**Plotting code records:**
--------------------------------

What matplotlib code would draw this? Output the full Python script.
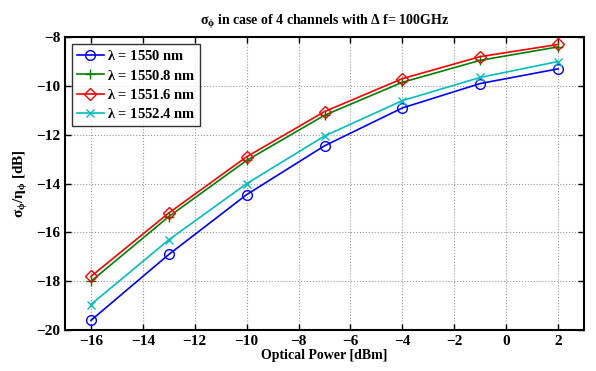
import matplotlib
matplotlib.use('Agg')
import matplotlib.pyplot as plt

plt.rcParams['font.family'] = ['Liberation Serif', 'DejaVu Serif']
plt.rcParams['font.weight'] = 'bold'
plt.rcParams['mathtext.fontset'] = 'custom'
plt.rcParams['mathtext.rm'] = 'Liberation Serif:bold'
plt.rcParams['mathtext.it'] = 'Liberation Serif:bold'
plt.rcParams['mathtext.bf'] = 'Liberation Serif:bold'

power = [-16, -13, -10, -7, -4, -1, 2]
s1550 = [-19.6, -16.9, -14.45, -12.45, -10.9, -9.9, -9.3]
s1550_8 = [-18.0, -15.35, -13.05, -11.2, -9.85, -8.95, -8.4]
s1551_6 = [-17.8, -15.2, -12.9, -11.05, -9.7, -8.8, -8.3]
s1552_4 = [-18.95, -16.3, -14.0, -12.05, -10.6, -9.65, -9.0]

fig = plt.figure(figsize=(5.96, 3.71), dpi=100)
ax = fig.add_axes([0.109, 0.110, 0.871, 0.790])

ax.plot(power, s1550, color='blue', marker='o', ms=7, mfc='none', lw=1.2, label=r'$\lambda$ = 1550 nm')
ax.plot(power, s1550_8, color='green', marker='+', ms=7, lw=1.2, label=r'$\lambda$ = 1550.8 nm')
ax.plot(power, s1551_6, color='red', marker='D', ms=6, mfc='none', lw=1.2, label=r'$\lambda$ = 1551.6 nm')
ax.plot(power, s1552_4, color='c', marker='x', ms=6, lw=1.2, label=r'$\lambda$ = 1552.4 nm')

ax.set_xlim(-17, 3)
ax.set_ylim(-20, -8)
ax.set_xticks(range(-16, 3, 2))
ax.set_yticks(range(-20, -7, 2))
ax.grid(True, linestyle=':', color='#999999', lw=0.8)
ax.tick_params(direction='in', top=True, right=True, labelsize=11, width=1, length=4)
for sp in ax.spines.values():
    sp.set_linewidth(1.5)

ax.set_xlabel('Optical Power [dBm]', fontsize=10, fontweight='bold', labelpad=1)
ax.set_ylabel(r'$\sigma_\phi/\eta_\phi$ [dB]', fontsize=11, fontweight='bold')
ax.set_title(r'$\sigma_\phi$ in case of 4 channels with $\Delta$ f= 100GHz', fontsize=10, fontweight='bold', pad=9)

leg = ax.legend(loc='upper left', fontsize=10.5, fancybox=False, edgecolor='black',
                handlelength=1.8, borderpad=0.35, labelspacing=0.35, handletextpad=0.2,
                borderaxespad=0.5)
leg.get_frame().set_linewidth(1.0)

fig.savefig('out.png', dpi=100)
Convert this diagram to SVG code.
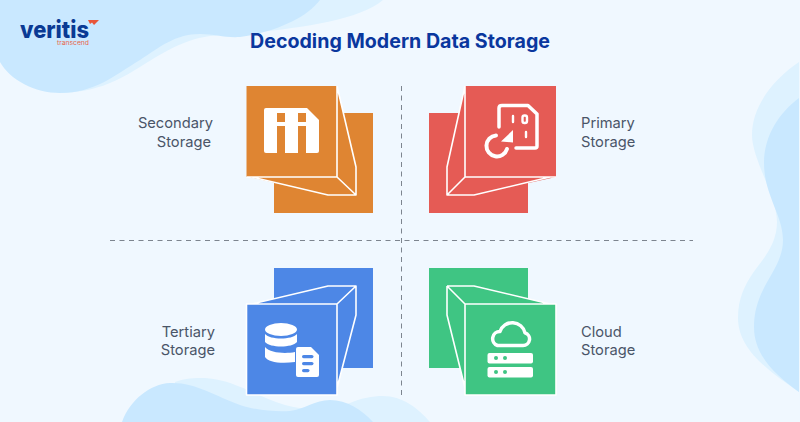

--------------------------------

**TASK DESCRIPTION:** The entries above should be reproduced exactly, without their pictures.

**ANSWER FOR THE TASK:**
What matplotlib code would draw this? Output the full Python script.
import matplotlib
matplotlib.use('Agg')
import matplotlib.pyplot as plt

plt.rcParams['font.family'] = ['Liberation Serif', 'DejaVu Serif']
plt.rcParams['font.weight'] = 'bold'
plt.rcParams['mathtext.fontset'] = 'custom'
plt.rcParams['mathtext.rm'] = 'Liberation Serif:bold'
plt.rcParams['mathtext.it'] = 'Liberation Serif:bold'
plt.rcParams['mathtext.bf'] = 'Liberation Serif:bold'

power = [-16, -13, -10, -7, -4, -1, 2]
s1550 = [-19.6, -16.9, -14.45, -12.45, -10.9, -9.9, -9.3]
s1550_8 = [-18.0, -15.35, -13.05, -11.2, -9.85, -8.95, -8.4]
s1551_6 = [-17.8, -15.2, -12.9, -11.05, -9.7, -8.8, -8.3]
s1552_4 = [-18.95, -16.3, -14.0, -12.05, -10.6, -9.65, -9.0]

fig = plt.figure(figsize=(5.96, 3.71), dpi=100)
ax = fig.add_axes([0.109, 0.110, 0.871, 0.790])

ax.plot(power, s1550, color='blue', marker='o', ms=7, mfc='none', lw=1.2, label=r'$\lambda$ = 1550 nm')
ax.plot(power, s1550_8, color='green', marker='+', ms=7, lw=1.2, label=r'$\lambda$ = 1550.8 nm')
ax.plot(power, s1551_6, color='red', marker='D', ms=6, mfc='none', lw=1.2, label=r'$\lambda$ = 1551.6 nm')
ax.plot(power, s1552_4, color='c', marker='x', ms=6, lw=1.2, label=r'$\lambda$ = 1552.4 nm')

ax.set_xlim(-17, 3)
ax.set_ylim(-20, -8)
ax.set_xticks(range(-16, 3, 2))
ax.set_yticks(range(-20, -7, 2))
ax.grid(True, linestyle=':', color='#999999', lw=0.8)
ax.tick_params(direction='in', top=True, right=True, labelsize=11, width=1, length=4)
for sp in ax.spines.values():
    sp.set_linewidth(1.5)

ax.set_xlabel('Optical Power [dBm]', fontsize=10, fontweight='bold', labelpad=1)
ax.set_ylabel(r'$\sigma_\phi/\eta_\phi$ [dB]', fontsize=11, fontweight='bold')
ax.set_title(r'$\sigma_\phi$ in case of 4 channels with $\Delta$ f= 100GHz', fontsize=10, fontweight='bold', pad=9)

leg = ax.legend(loc='upper left', fontsize=10.5, fancybox=False, edgecolor='black',
                handlelength=1.8, borderpad=0.35, labelspacing=0.35, handletextpad=0.2,
                borderaxespad=0.5)
leg.get_frame().set_linewidth(1.0)

fig.savefig('out.png', dpi=100)
Convert this diagram to SVG code.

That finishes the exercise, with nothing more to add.